Facebook allows you to track a number of metrics to help measure the effectiveness of your ads. There are five main metrics you should track.
The number of total followers you have.
The number of people who get your ad in their newsfeed.
Cost per click
The cost you pay when someone clicks on your ad. This allows you to track and optimize how much you spend to get someone to take an action (or convert) on your website after clicking your ad.
Cost per action
The cost per like, website click, email sign up or any other goal you choose.
The percentage of people who clicked on your ad.
Knowing these five metrics will tell you how much it costs to get someone on your landing page, sign up for your newsletter or any other goal you choose.

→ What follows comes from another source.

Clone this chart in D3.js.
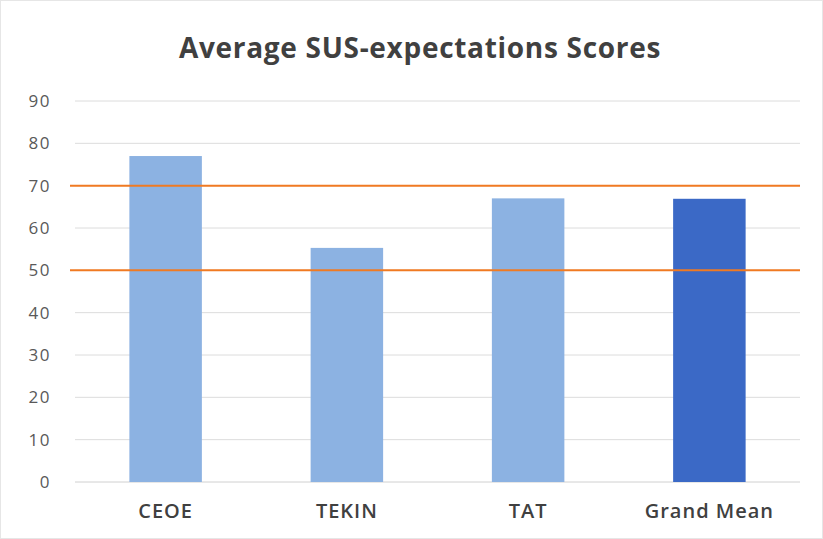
<!DOCTYPE html>
<html>
<head>
  <meta charset="utf-8">
  <title>Average SUS-expectations Scores</title>
  <script src="https://cdn.jsdelivr.net/npm/d3@7"></script>
  <style>
    body { margin: 0; background: #fff; }
    svg { display: block; font-family: "Open Sans", "Noto Sans", sans-serif; }
  </style>
</head>
<body>
<svg id="chart" width="823" height="539"></svg>
<script>
  var categories = ['CEOE', 'TEKIN', 'TAT', 'Grand Mean'];
  var scores = [77, 55.3, 67, 66.9];
  var barColors = ['#8cb2e2', '#8cb2e2', '#8cb2e2', '#3b69c6'];
  var yTicks = [0, 10, 20, 30, 40, 50, 60, 70, 80, 90];
  var refLines = [50, 70];

  var svg = d3.select('#chart');
  var W = 823, H = 539;
  var m = {top: 101, right: 23, bottom: 57, left: 75};

  // faint frame like the pasted chart
  svg.append('rect')
    .attr('x', 0.5).attr('y', 0.5)
    .attr('width', W - 1).attr('height', H - 1)
    .attr('fill', '#fff').attr('stroke', '#e6e6e6');

  var x = d3.scaleBand()
    .domain(categories)
    .range([m.left, W - m.right])
    .paddingInner(0.6)
    .paddingOuter(0.3);

  var y = d3.scaleLinear()
    .domain([0, 90])
    .range([H - m.bottom, m.top]);

  // gridlines
  svg.append('g').selectAll('line')
    .data(yTicks)
    .join('line')
      .attr('x1', m.left).attr('x2', W - m.right)
      .attr('y1', d => y(d)).attr('y2', d => y(d))
      .attr('stroke', d => d === 0 ? '#d0d0d0' : '#dcdcdc')
      .attr('stroke-width', 1);

  // y axis labels
  var yAxis = d3.axisLeft(y).tickValues(yTicks).tickSize(0).tickPadding(0);
  svg.append('g')
    .attr('transform', 'translate(51,0)')
    .call(yAxis)
    .call(g => g.select('.domain').remove())
    .call(g => g.selectAll('text')
      .attr('fill', '#595959')
      .style('font-size', '17px')
      .style('letter-spacing', '1.5px')
      .style('font-family', '"Open Sans", sans-serif'));

  // bars
  svg.append('g').selectAll('rect')
    .data(scores)
    .join('rect')
      .attr('x', (d, i) => x(categories[i]))
      .attr('y', d => y(d))
      .attr('width', x.bandwidth())
      .attr('height', d => y(0) - y(d))
      .attr('fill', (d, i) => barColors[i]);

  // reference lines
  svg.append('g').selectAll('line')
    .data(refLines)
    .join('line')
      .attr('x1', 70).attr('x2', W - m.right)
      .attr('y1', d => y(d)).attr('y2', d => y(d))
      .attr('stroke', '#f07a22')
      .attr('stroke-width', 2);

  // x axis labels
  var xAxis = d3.axisBottom(x).tickSize(0).tickPadding(0);
  svg.append('g')
    .attr('transform', 'translate(0,' + (y(0) + 22) + ')')
    .call(xAxis)
    .call(g => g.select('.domain').remove())
    .call(g => g.selectAll('text')
      .attr('fill', '#404040')
      .style('font-size', '20px')
      .style('font-weight', '600')
      .style('letter-spacing', '1px')
      .style('font-family', '"Open Sans", sans-serif'));

  // title
  svg.append('text')
    .attr('x', 420).attr('y', 58)
    .attr('text-anchor', 'middle')
    .attr('fill', '#404040')
    .style('font-size', '28px')
    .style('font-weight', '700')
    .style('letter-spacing', '0.7px')
    .text('Average SUS-expectations Scores');
</script>
</body>
</html>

Don’t be intimidated by the technology
Compared to traditional advertising, Facebook is highly affordable. You don’t need a big budget. A typical Facebook ad will cost a few hundred dollars, though a lot of variables affect the cost. Start by testing and see what works. You can do ‘A/B’ testing—running two options at the same time to see which gets better results. If you don’t get a response in 24 to 48 hours, remove the underperforming ad and start fresh.
Brodeur also notes that strong branding is important: People need to associate the content they see with your company.

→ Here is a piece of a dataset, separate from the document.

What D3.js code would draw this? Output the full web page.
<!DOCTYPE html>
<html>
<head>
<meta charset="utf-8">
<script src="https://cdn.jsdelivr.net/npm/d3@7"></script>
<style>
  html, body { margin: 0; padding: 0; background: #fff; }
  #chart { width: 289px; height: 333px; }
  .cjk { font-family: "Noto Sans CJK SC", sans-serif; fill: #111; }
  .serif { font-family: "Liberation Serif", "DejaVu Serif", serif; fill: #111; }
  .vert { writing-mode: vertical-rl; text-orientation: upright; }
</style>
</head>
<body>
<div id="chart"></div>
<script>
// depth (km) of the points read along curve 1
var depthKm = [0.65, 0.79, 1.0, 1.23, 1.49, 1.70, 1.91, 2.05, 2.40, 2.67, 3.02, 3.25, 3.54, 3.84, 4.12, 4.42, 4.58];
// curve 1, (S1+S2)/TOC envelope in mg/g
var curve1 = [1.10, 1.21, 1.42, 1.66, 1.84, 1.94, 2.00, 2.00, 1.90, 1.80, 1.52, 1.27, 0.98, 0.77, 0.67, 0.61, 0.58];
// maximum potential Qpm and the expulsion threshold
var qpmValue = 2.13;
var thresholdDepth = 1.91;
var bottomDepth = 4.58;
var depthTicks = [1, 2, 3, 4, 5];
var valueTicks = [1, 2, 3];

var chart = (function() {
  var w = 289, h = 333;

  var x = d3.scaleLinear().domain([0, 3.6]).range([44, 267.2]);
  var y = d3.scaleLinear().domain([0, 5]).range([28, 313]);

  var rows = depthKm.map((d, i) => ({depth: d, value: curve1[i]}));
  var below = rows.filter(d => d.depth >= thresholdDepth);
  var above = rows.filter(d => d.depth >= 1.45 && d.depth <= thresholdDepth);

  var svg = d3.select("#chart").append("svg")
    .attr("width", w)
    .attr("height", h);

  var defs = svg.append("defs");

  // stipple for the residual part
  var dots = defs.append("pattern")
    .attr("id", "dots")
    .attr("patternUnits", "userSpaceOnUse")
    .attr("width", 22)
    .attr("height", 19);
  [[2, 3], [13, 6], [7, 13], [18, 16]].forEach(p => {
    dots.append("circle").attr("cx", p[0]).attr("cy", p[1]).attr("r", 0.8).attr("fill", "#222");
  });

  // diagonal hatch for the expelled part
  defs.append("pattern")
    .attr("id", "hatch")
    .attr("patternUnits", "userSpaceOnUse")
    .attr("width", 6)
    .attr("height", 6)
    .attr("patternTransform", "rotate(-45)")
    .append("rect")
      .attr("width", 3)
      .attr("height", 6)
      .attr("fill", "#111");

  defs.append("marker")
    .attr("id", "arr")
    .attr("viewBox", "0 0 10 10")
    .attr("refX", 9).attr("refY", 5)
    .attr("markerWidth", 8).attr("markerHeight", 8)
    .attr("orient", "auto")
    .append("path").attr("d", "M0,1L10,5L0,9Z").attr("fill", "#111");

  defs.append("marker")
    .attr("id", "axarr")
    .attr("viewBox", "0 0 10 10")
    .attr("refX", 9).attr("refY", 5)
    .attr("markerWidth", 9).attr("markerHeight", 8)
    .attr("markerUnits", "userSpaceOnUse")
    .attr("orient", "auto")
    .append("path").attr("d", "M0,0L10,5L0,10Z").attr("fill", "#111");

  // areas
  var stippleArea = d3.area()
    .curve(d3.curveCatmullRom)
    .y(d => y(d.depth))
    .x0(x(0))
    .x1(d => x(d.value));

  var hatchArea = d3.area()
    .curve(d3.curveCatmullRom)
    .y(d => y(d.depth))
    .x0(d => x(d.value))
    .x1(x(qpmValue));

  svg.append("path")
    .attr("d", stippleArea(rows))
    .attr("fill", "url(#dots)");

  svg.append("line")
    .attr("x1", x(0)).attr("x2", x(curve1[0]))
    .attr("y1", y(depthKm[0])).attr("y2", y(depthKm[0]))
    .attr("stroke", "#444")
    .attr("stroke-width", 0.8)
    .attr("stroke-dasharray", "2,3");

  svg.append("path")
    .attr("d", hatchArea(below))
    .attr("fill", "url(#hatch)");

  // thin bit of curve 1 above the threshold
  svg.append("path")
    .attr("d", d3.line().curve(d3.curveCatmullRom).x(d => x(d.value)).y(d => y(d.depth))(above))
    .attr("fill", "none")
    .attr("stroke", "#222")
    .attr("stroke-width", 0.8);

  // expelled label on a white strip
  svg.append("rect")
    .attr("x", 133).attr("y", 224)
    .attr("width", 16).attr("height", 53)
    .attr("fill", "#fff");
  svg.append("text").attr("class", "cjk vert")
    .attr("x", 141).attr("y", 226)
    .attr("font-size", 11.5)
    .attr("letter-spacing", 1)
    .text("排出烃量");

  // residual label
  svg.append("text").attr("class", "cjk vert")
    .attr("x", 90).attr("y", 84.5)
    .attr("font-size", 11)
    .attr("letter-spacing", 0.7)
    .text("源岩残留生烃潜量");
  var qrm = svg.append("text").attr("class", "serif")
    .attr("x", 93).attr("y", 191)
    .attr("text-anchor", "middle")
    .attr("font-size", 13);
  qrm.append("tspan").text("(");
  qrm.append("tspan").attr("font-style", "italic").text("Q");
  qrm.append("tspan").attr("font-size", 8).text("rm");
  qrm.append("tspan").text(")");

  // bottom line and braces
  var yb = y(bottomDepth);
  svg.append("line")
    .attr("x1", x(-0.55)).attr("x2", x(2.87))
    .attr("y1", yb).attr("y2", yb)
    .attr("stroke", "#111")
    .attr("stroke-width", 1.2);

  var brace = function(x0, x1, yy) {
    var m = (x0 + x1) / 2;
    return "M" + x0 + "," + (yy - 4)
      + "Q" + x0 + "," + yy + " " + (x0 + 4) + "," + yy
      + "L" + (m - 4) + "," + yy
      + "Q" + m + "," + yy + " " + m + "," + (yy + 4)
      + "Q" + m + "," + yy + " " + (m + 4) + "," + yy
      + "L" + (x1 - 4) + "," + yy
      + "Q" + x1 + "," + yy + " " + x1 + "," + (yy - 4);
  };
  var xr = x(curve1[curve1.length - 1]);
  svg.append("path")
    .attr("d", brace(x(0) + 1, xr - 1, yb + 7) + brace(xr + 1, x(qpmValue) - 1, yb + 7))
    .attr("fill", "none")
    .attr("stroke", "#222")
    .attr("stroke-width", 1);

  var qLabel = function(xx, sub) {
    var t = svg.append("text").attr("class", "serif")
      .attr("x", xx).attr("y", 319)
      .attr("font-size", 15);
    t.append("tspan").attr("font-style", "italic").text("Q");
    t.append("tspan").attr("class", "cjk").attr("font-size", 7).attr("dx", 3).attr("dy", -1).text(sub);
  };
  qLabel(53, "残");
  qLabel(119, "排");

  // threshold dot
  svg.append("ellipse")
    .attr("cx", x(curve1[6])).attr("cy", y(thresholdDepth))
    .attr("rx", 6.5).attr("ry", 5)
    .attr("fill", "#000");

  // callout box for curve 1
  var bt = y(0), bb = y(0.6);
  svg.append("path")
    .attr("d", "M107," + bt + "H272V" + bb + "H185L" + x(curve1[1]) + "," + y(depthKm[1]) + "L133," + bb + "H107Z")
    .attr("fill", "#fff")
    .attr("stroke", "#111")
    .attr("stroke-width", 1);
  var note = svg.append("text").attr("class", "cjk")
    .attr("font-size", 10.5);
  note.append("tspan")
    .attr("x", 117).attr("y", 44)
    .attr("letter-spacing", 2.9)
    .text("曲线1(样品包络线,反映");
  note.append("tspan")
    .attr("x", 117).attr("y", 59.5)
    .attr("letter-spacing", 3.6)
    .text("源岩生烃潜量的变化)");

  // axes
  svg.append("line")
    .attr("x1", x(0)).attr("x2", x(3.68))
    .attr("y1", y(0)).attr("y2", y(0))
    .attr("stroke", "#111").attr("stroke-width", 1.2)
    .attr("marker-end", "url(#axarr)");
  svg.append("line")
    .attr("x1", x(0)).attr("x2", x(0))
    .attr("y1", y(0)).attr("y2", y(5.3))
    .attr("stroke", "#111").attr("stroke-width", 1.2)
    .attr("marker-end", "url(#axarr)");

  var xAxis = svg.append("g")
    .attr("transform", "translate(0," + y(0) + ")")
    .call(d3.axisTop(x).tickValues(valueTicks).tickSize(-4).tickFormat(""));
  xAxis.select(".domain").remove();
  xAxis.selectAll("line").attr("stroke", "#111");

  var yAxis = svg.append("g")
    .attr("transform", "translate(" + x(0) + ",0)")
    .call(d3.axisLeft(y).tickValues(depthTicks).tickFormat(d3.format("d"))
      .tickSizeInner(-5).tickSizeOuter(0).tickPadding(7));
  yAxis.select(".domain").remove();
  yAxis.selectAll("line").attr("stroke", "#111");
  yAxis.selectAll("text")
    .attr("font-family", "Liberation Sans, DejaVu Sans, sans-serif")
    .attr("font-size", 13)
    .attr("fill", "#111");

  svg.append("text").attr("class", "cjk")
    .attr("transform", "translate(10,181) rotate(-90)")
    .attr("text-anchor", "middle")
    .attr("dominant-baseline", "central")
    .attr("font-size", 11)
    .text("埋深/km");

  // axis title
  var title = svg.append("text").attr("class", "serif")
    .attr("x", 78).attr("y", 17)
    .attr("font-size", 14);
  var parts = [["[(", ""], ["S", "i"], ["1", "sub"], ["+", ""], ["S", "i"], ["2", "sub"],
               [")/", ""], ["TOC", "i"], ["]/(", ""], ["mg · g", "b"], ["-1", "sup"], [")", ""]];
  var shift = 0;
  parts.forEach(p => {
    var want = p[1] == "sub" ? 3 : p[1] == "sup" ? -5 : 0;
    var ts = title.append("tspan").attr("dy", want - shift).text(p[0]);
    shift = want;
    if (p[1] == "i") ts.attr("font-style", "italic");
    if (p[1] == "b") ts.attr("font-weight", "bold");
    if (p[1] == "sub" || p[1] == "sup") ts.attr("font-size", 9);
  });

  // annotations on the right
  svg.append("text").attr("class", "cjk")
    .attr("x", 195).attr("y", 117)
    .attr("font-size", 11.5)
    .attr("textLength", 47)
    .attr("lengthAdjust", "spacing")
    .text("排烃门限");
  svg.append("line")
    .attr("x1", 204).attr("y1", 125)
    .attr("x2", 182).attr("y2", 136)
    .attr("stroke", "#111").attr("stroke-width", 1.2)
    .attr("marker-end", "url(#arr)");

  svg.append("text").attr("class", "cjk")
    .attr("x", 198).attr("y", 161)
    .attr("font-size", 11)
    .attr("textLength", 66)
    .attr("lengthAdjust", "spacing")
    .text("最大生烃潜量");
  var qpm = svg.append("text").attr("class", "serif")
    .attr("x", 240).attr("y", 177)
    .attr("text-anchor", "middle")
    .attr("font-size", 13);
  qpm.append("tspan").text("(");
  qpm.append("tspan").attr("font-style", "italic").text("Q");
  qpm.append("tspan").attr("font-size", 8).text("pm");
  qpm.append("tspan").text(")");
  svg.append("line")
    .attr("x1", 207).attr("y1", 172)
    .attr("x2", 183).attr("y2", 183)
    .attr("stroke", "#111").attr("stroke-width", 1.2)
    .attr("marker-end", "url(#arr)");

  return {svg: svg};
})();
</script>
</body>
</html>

Facebook changes its algorithm fairly often, so it’s hard to organically get views for the content you post on your Facebook page. Mixing in some organic content is important, but paid advertising is definitely the way to go.
Think of Facebook as a customer service extension
Because Facebook allows for real-time, direct communication, Brodeur’s advice is to answer promptly when a customer says something positive—or negative—about your company, product or service, just like you would if they were standing in front of you.
“Make sure you have someone on your team that knows the business very well and can reply to messages and comments from customers,” she recommends. “It requires a skilled person to create effective content and manage ad campaigns. You can either hire someone, have one of your employees receive training or outsource to an agency.”